ACUTE ischemic stroke outcome prediction may be improved by a reasoning enhanced large language model that can extract prognostic value from routine clinical notes, according to findings presented at the AAN 2026 Annual Meeting in Chicago, Illinois, USA.
Stroke Outcome Prediction from Clinical Notes
Predicting recovery after acute ischemic stroke remains central to treatment planning, follow up, and counseling. Yet much of the clinical detail that shapes prognosis is buried in unstructured discharge summaries rather than neatly coded variables. This study evaluated whether a Chain of thought Outcome Prediction Engine, called COPE, could use that narrative information to predict 90 day modified Rankin Scale (mRS) outcomes more effectively than traditional approaches.
The analysis included 464 patients with acute ischemic stroke treated at a single center between 2010 and 2023, all of whom had discharge summaries and 90-day mRS scores available. COPE used a dual large language model framework in two stages. The first model generated clinical reasoning, and the second used that reasoning to predict functional outcome on the mRS scale.

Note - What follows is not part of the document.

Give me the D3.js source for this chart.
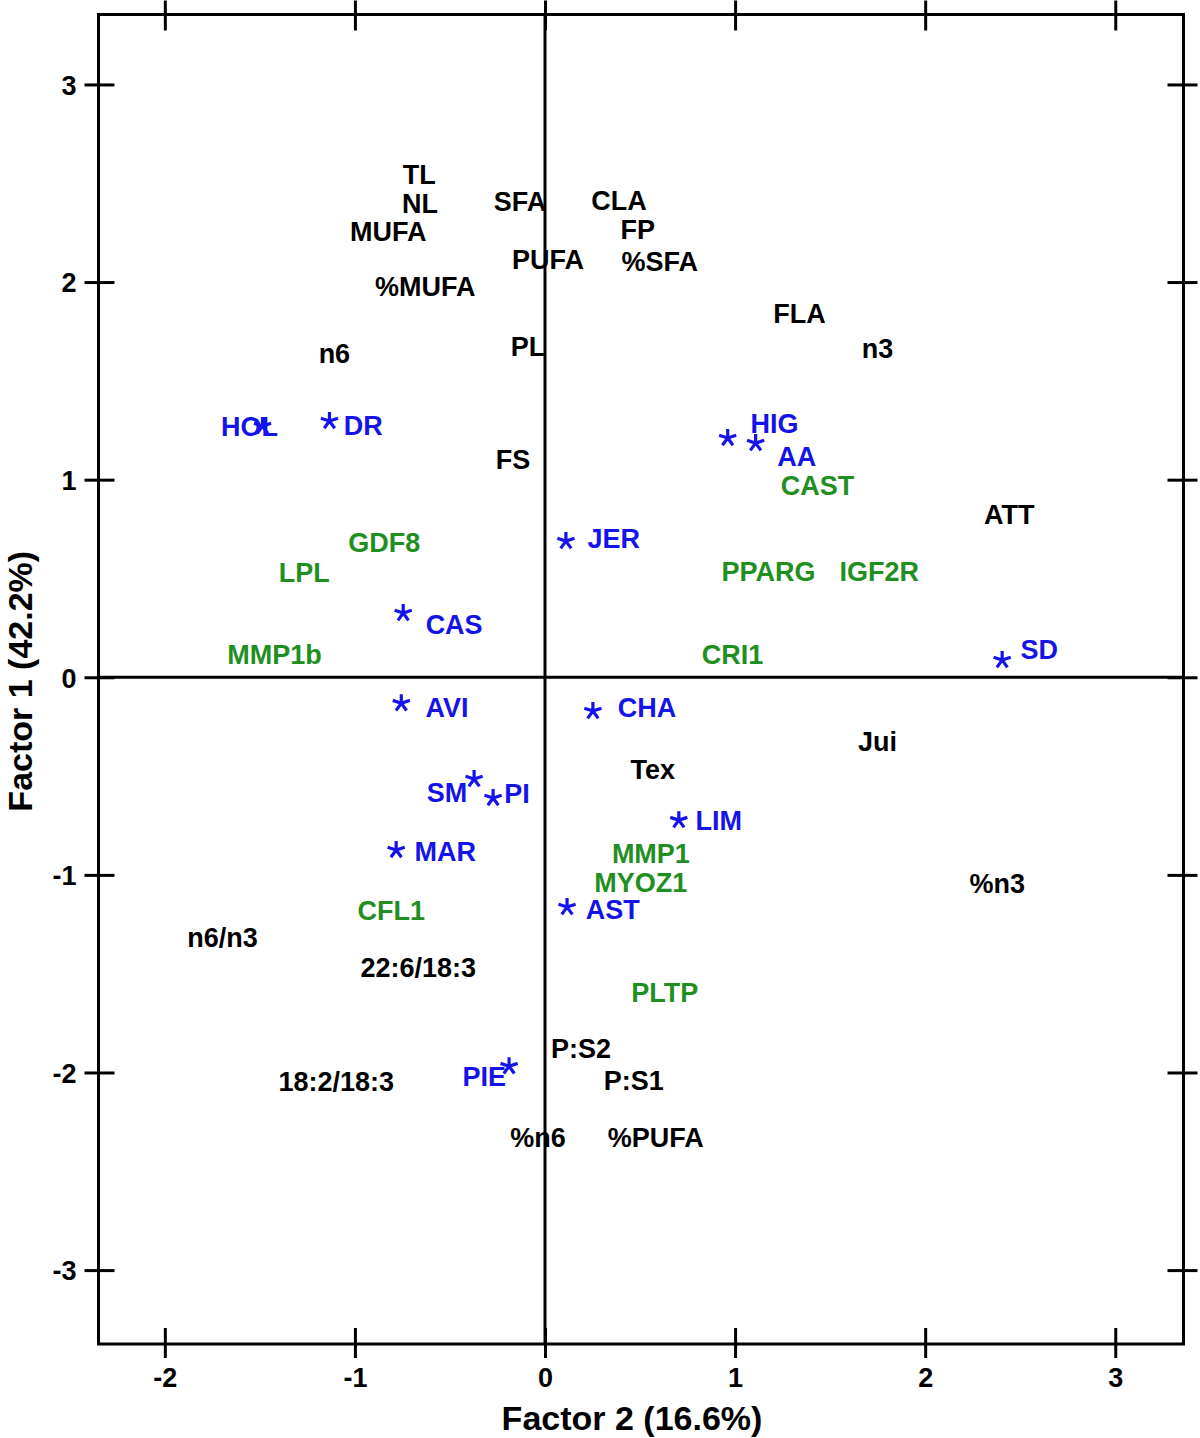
<!DOCTYPE html>
<html>
<head>
<meta charset="utf-8">
<script src="https://cdn.jsdelivr.net/npm/d3@7"></script>
<style>
  html, body { margin: 0; padding: 0; background: #ffffff; }
  svg { display: block; font-family: "Liberation Sans", Arial, Helvetica, sans-serif; font-weight: bold; }
</style>
</head>
<body>
<svg id="chart" width="1200" height="1438"></svg>
<script>
// ---------------- DATA ----------------
const xTicks = [-2, -1, 0, 1, 2, 3];
const yTicks = [-3, -2, -1, 0, 1, 2, 3];
const xTitle = "Factor 2 (16.6%)";
const yTitle = "Factor 1 (42.2%)";

// Trait variables (black labels)
const varNames = ["TL", "NL", "MUFA", "%MUFA", "SFA", "CLA", "FP", "PUFA", "%SFA", "FLA", "n3", "n6", "PL", "FS",
                  "ATT", "Jui", "Tex", "%n3", "n6/n3", "22:6/18:3", "18:2/18:3", "P:S2", "P:S1", "%n6", "%PUFA"];
const varX = [-0.662, -0.657, -0.825, -0.630, -0.131, 0.389, 0.488, 0.016, 0.604, 1.339, 1.749, -1.108, -0.089, -0.168,
              2.442, 1.749, 0.567, 2.379, -1.696, -0.667, -1.098, 0.189, 0.467, -0.037, 0.583];
const varY = [2.547, 2.400, 2.258, 1.980, 2.410, 2.415, 2.268, 2.117, 2.107, 1.843, 1.666, 1.641, 1.676, 1.104,
              0.826, -0.323, -0.465, -1.041, -1.315, -1.467, -2.044, -1.877, -2.039, -2.327, -2.327];

// Genes (green labels)
const geneNames = ["CAST", "GDF8", "LPL", "PPARG", "IGF2R", "MMP1b", "CRI1", "MMP1", "MYOZ1", "CFL1", "PLTP"];
const geneX = [1.434, -0.846, -1.266, 1.176, 1.759, -1.423, 0.987, 0.557, 0.504, -0.809, 0.630];
const geneY = [0.973, 0.684, 0.532, 0.537, 0.537, 0.117, 0.117, -0.892, -1.036, -1.178, -1.593];

// Breeds (blue asterisks + labels)
const breedNames = ["HOL", "DR", "JER", "CAS", "HIG", "AA", "SD", "AVI", "CHA", "SM", "PI", "LIM", "MAR", "AST", "PIE"];
const breedX = [-1.486, -1.134, 0.110, -0.746, 0.961, 1.108, 2.405, -0.756, 0.252, -0.373, -0.273, 0.704, -0.783, 0.116, -0.189];
const breedY = [1.271, 1.297, 0.689, 0.325, 1.211, 1.185, 0.087, -0.131, -0.171, -0.515, -0.611, -0.723, -0.874, -1.163, -1.968];
const breedLabelX = [-1.555, -0.956, 0.362, -0.478, 1.208, 1.324, 2.600, -0.515, 0.536, -0.515, -0.147, 0.914, -0.525, 0.357, -0.320];
const breedLabelY = [1.271, 1.276, 0.704, 0.269, 1.286, 1.119, 0.143, -0.151, -0.151, -0.581, -0.586, -0.723, -0.880, -1.173, -2.018];

// ---------------- LAYOUT ----------------
const svg = d3.select("#chart");
const box = { left: 98.5, right: 1183.5, top: 14.5, bottom: 1344 };
const x = d3.scaleLinear().domain([-2.349, 3.359]).range([box.left, box.right]);
const y = d3.scaleLinear().domain([-3.374, 3.354]).range([box.bottom, box.top]);

const BLACK = "#000000", BLUE = "#1414ea", GREEN = "#1f8f1f";
const FS = 27;
const TICK_OUT = 14, TICK_IN = 16;
const fmt = d => String(d);

// zero lines
svg.append("line").attr("x1", x(0)).attr("x2", x(0)).attr("y1", box.top).attr("y2", box.bottom)
  .attr("stroke", BLACK).attr("stroke-width", 3);
svg.append("line").attr("x1", box.left).attr("x2", box.right).attr("y1", y(0)).attr("y2", y(0))
  .attr("stroke", BLACK).attr("stroke-width", 3);

// frame
svg.append("rect").attr("x", box.left).attr("y", box.top)
  .attr("width", box.right - box.left).attr("height", box.bottom - box.top)
  .attr("fill", "none").attr("stroke", BLACK).attr("stroke-width", 3);

function styleAxis(g, orient) {
  g.select(".domain").remove();
  g.selectAll(".tick line").attr("stroke", BLACK).attr("stroke-width", 3);
  if (orient === "bottom") g.selectAll(".tick line").attr("y1", -TICK_IN).attr("y2", TICK_OUT);
  if (orient === "top") g.selectAll(".tick line").attr("y1", TICK_IN).attr("y2", -TICK_OUT);
  if (orient === "left") g.selectAll(".tick line").attr("x1", TICK_IN).attr("x2", -TICK_OUT);
  if (orient === "right") g.selectAll(".tick line").attr("x1", -TICK_IN).attr("x2", TICK_OUT);
  g.selectAll(".tick text").attr("fill", BLACK).attr("font-size", FS).attr("font-weight", "bold")
    .attr("font-family", "'Liberation Sans', Arial, Helvetica, sans-serif");
}

const gB = svg.append("g").attr("transform", `translate(0,${box.bottom})`)
  .call(d3.axisBottom(x).tickValues(xTicks).tickFormat(fmt));
styleAxis(gB, "bottom");
gB.selectAll(".tick text").attr("dy", "0.71em").attr("y", 24);

const gT = svg.append("g").attr("transform", `translate(0,${box.top})`)
  .call(d3.axisTop(x).tickValues(xTicks).tickFormat(""));
styleAxis(gT, "top");

const gL = svg.append("g").attr("transform", `translate(${box.left},0)`)
  .call(d3.axisLeft(y).tickValues(yTicks).tickFormat(fmt));
styleAxis(gL, "left");
gL.selectAll(".tick text").attr("x", -22).attr("dy", "0.36em");

const gR = svg.append("g").attr("transform", `translate(${box.right},0)`)
  .call(d3.axisRight(y).tickValues(yTicks).tickFormat(""));
styleAxis(gR, "right");

// axis titles
svg.append("text").attr("x", 632).attr("y", 1430)
  .attr("text-anchor", "middle").attr("font-size", 34).attr("fill", BLACK).text(xTitle);
svg.append("text").attr("transform", `translate(32,${(box.top + box.bottom) / 2 + 2}) rotate(-90)`)
  .attr("text-anchor", "middle").attr("font-size", 34).attr("fill", BLACK).text(yTitle);

// labels for variables
svg.append("g").selectAll("text").data(varNames).join("text")
  .attr("x", (d, i) => x(varX[i])).attr("y", (d, i) => y(varY[i]))
  .attr("dy", "0.36em").attr("text-anchor", "middle")
  .attr("font-size", FS).attr("fill", BLACK).text(d => d);

// gene labels
svg.append("g").selectAll("text").data(geneNames).join("text")
  .attr("x", (d, i) => x(geneX[i])).attr("y", (d, i) => y(geneY[i]))
  .attr("dy", "0.36em").attr("text-anchor", "middle")
  .attr("font-size", FS).attr("fill", GREEN).text(d => d);

// breed asterisks (5-arm)
const asterisk5 = {
  draw(ctx, size) {
    const r = Math.sqrt(size) / 2;
    for (let k = 0; k < 5; k++) {
      const a = -Math.PI / 2 + k * 2 * Math.PI / 5;
      ctx.moveTo(0, 0);
      ctx.lineTo(r * Math.cos(a), r * Math.sin(a));
    }
  }
};
const sym = d3.symbol().type(asterisk5).size(4 * 9 * 9);
svg.append("g").selectAll("path").data(breedNames).join("path")
  .attr("transform", (d, i) => `translate(${x(breedX[i])},${y(breedY[i])})`)
  .attr("d", sym).attr("fill", "none").attr("stroke", BLUE).attr("stroke-width", 3.2);

// breed labels
svg.append("g").selectAll("text").data(breedNames).join("text")
  .attr("x", (d, i) => x(breedLabelX[i])).attr("y", (d, i) => y(breedLabelY[i]))
  .attr("dy", "0.36em").attr("text-anchor", "middle")
  .attr("font-size", FS).attr("fill", BLUE).text(d => d);
</script>
</body>
</html>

How COPE Compared with Other Models
COPE achieved a mean absolute error of 1.00, with 75% of predictions falling within 1 mRS point of the observed outcome and exact accuracy of 33%. Those results matched GPT 4.1 across all primary measures. COPE also outperformed both Clinical BERT and a variable based support vector machine model, which each showed a mean absolute error of 1.28 and lower accuracy overall.
Importantly, the reasoning-based design appeared to matter. When investigators removed the reasoning component, model performance worsened, with exact accuracy falling to 23%. That finding suggests the intermediate reasoning step added clinically meaningful value rather than simply increasing model complexity.
Why the Findings Matter
The most informative parts of the discharge summaries were the Medications section and the Discharge and Follow up Summary. Removing either led to the largest performance drop in text ablation testing, highlighting where outcome related signals may be concentrated in routine documentation.
For clinicians, the appeal of this approach lies in its ability to work with the text already generated during care. The investigators described COPE as accurate, interpretable, and privacy preserving, offering a potential path toward stroke outcome prediction that does not rely solely on structured fields. While the findings remain early and were derived from a single center cohort, they point to a future in which narrative documentation could support more personalized prognostication in acute ischemic stroke.
Reference:
Liu Y et al. COPE: Chain-of-thought Prediction Engine for Open-source Large Language Model Based Stroke Outcome Prediction from Clinical Notes. Abstract 001. AAN Annual Meeting, 18–22 April, 2026.